++++ Supplied data
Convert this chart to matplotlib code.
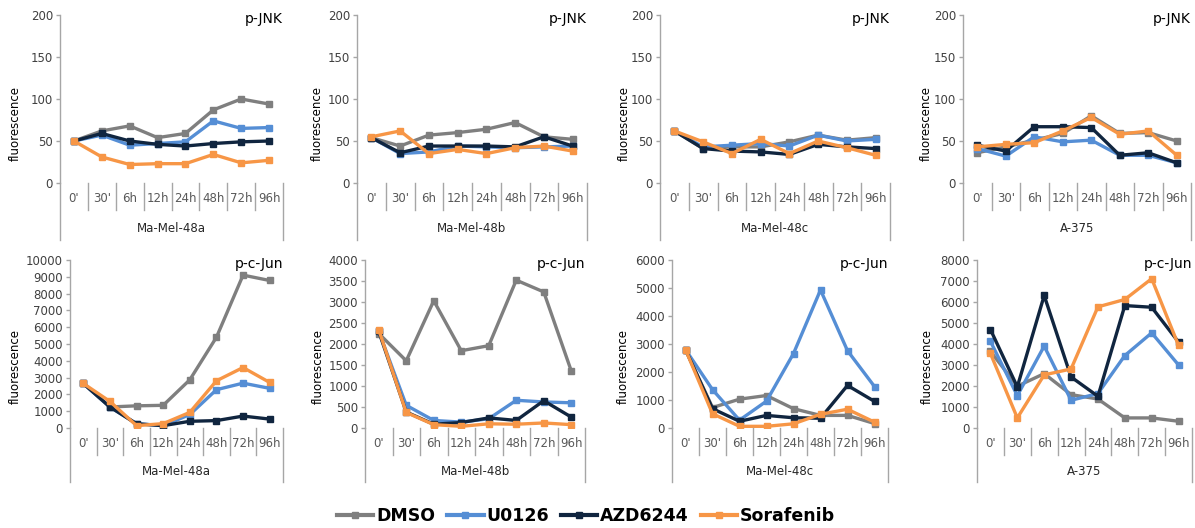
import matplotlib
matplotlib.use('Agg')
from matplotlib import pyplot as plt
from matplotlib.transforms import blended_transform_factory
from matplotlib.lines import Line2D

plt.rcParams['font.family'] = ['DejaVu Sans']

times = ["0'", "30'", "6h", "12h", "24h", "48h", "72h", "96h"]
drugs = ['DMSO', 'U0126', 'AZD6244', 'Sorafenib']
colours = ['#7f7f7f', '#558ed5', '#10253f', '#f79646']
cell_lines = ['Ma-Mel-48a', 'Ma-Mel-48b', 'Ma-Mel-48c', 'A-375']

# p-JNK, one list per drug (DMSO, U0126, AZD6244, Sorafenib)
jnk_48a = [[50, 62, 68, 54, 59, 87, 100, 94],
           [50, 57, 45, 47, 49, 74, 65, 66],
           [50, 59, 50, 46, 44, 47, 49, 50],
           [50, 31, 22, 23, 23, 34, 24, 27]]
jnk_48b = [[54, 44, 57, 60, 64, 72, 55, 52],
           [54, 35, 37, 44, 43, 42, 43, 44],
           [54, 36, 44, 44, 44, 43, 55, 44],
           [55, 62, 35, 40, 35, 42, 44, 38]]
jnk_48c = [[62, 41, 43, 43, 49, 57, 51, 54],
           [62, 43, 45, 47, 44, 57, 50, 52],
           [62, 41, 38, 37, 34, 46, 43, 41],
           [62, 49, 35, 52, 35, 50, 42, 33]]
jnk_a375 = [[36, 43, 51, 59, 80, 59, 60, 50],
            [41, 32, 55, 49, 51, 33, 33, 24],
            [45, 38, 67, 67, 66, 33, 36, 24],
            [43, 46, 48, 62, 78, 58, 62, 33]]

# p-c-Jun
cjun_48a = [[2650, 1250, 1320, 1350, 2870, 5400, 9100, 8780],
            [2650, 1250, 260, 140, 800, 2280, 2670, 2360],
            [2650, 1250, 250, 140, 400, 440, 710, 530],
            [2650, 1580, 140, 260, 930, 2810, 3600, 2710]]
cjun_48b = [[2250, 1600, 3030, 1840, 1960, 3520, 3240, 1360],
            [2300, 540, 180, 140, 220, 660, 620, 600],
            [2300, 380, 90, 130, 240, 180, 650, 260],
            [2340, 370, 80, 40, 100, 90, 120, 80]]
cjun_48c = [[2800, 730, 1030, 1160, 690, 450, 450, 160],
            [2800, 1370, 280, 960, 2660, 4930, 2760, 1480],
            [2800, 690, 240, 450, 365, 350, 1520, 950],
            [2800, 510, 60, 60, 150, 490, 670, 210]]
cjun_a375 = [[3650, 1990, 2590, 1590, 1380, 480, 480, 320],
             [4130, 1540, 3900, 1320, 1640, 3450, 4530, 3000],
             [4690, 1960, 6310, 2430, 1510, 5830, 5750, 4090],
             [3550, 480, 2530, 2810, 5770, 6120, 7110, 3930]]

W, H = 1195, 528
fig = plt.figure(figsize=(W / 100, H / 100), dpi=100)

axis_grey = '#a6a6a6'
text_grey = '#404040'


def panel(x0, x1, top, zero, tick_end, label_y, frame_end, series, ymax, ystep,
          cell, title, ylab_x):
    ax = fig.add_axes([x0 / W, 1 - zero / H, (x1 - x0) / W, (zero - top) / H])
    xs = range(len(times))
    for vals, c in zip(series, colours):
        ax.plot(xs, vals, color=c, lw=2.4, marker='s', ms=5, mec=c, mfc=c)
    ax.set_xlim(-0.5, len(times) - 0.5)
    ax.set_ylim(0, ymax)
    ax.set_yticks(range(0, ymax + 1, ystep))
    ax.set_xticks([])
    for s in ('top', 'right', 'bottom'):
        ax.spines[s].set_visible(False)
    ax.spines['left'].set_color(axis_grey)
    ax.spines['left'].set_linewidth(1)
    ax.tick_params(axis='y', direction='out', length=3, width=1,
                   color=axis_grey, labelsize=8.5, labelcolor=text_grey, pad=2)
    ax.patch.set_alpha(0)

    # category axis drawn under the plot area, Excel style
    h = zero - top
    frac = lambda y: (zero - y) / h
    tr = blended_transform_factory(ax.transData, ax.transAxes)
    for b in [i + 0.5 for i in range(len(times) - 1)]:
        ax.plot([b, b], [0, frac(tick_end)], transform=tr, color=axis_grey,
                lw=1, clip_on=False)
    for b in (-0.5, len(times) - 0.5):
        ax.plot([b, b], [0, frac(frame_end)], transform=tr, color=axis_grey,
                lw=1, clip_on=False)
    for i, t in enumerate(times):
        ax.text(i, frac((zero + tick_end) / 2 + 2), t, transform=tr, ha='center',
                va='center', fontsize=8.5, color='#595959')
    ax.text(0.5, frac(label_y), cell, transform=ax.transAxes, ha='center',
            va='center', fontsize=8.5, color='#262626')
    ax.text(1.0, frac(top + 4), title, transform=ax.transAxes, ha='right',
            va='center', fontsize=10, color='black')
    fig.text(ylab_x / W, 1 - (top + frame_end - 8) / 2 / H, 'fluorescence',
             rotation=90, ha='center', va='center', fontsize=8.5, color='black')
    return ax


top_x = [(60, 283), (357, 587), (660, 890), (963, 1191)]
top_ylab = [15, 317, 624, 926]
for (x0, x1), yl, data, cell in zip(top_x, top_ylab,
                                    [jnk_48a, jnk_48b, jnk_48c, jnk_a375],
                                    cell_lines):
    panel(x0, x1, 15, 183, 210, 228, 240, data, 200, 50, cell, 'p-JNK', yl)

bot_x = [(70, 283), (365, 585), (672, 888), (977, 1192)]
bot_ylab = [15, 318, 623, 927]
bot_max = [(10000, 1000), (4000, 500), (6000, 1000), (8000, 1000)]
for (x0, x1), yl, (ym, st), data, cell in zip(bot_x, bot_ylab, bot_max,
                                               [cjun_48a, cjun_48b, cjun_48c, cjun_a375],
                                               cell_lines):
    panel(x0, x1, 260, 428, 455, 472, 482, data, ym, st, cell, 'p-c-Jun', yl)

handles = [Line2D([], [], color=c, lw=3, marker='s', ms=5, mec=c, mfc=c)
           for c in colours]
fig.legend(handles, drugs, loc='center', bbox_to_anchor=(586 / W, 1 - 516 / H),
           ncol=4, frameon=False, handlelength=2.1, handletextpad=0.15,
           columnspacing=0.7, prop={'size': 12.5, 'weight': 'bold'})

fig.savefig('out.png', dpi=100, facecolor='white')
++++++++
■ **Given request**
Write out each line of the listing above, exactly, from its first line to the line holding "plt.rcParams['font.family'] = ['DejaVu Sans']", inclusive. Skip the pictures.

■ **The reply**
Convert this chart to matplotlib code.
import matplotlib
matplotlib.use('Agg')
from matplotlib import pyplot as plt
from matplotlib.transforms import blended_transform_factory
from matplotlib.lines import Line2D

plt.rcParams['font.family'] = ['DejaVu Sans']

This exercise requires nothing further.